When possible, cook your barley in vegetable broth instead of water to bring extra flavor to the dish. I like to boil about 6 cups of broth for every cup of barley and let it simmer gently until tender. You can also cook it covered like you would rice with 1 cup of barley to 3 cups broth until all liquid is absorbed. Either ways works fine.
It’s important to mix the cooked barley into the dressing while barley is still hot. The barley just soaks up the flavors of the dressing like tiny sponges so make sure to have the dressing prepared before barley is done.
For this recipe, I usually grind the peppercorns and coriander seeds in my mortar and pestle instead of taking out the spice grinder.Fresh ground spices make a big difference here. And make sure to mix the spices, lemon juice and olive oil well so the flavors get absorbed evenly.
Dice vegetables into smaller than bite size pieces. The smaller the better. You don’t want the vegetables to overwhelm the barley.
Adding the chopped vegetables to the barley while its still hot actually will cook the veggies slightly, combining all the flavors nicely while still leaving a bit of crunch.
- 1 cup uncooked barley
- 6 cups vegetable broth or water
- 1/4 cup red or sweet white onions
- 1/4 cup bell pepper, the more colorful the better
- 1/4 cup fresh parsley
- 1/4 cup tomatoes seeded
- 1/4 cup cucumber
- 1 tsp lemon zest
- Handfull of Barley Grass
- 1/4 cup olive oil
- 3 tbsp fresh lemon juice
- 1/2 tsp salt
- 1/2 tsp ground or 20 black peppercorns
- 1/2 tsp ground or 30 coriander seeds
Bring vegetable broth or water to a boil. Add barley, stirring well. Reduce heat to a gentle simmer and cook for 40-45 minutes until tender. This will give you about 3 cups of cooked barley.

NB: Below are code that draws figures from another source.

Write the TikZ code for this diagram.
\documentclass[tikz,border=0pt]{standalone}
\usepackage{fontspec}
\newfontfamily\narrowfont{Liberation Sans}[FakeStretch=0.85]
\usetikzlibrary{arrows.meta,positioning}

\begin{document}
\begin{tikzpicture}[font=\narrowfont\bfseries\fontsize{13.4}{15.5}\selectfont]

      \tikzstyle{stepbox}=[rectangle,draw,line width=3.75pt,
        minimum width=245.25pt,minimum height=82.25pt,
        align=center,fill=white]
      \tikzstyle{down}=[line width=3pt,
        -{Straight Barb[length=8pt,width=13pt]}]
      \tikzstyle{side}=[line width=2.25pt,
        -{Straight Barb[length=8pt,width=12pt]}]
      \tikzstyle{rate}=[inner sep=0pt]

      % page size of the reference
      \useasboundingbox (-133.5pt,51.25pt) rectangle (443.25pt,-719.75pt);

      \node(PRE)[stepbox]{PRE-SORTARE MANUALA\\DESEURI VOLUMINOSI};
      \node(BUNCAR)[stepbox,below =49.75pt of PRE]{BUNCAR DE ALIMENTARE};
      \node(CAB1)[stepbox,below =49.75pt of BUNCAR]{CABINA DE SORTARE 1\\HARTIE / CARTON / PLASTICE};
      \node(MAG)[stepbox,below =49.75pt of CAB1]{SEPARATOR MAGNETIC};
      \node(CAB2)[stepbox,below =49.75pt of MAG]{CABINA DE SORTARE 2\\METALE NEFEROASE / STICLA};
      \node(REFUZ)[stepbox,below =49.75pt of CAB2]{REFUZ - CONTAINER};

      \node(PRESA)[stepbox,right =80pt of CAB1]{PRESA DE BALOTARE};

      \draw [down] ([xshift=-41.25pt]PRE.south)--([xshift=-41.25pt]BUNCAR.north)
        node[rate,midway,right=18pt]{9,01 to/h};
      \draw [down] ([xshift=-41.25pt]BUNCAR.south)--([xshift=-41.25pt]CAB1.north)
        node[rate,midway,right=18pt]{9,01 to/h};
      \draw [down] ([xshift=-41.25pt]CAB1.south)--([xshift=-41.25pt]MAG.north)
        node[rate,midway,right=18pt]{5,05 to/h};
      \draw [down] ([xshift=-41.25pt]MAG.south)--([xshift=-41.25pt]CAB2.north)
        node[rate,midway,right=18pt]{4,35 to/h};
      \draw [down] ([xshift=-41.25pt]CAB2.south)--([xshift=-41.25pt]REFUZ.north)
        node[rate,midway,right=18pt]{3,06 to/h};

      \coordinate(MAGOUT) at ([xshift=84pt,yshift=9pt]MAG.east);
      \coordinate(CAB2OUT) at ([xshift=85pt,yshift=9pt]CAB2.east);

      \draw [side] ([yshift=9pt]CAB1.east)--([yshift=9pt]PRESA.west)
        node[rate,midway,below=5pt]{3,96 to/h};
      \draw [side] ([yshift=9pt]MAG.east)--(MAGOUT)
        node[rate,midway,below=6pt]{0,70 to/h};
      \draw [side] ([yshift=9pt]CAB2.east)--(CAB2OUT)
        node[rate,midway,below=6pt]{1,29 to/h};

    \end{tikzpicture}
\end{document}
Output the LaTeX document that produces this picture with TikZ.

While barley is cooking, combine dressing ingredients in large bowl. Mix well and set aside. Next, chop vegetables to a fine dice and set aside.
Drain cooked barley, do not rinse, and immediately add to the dressing while still hot. Stir until dressing is completely absorbed. Add chopped vegetables and stir well to combine.
You should get 4 good sized main course servings for this recipe. For dinner or main course, 1 cup is usually plenty and as a first course (or for breakfast!) with a slice of watermelon a serving is about 1/3 to 1/2 cup. Just keep in mind when serving that the barley is really filling!
Serve warm or room temperature. This is a wonderful take for lunch option and perfect for a picnic, especially with the watermelon! To add another layer of texture, garnish with sliced pistachio nuts.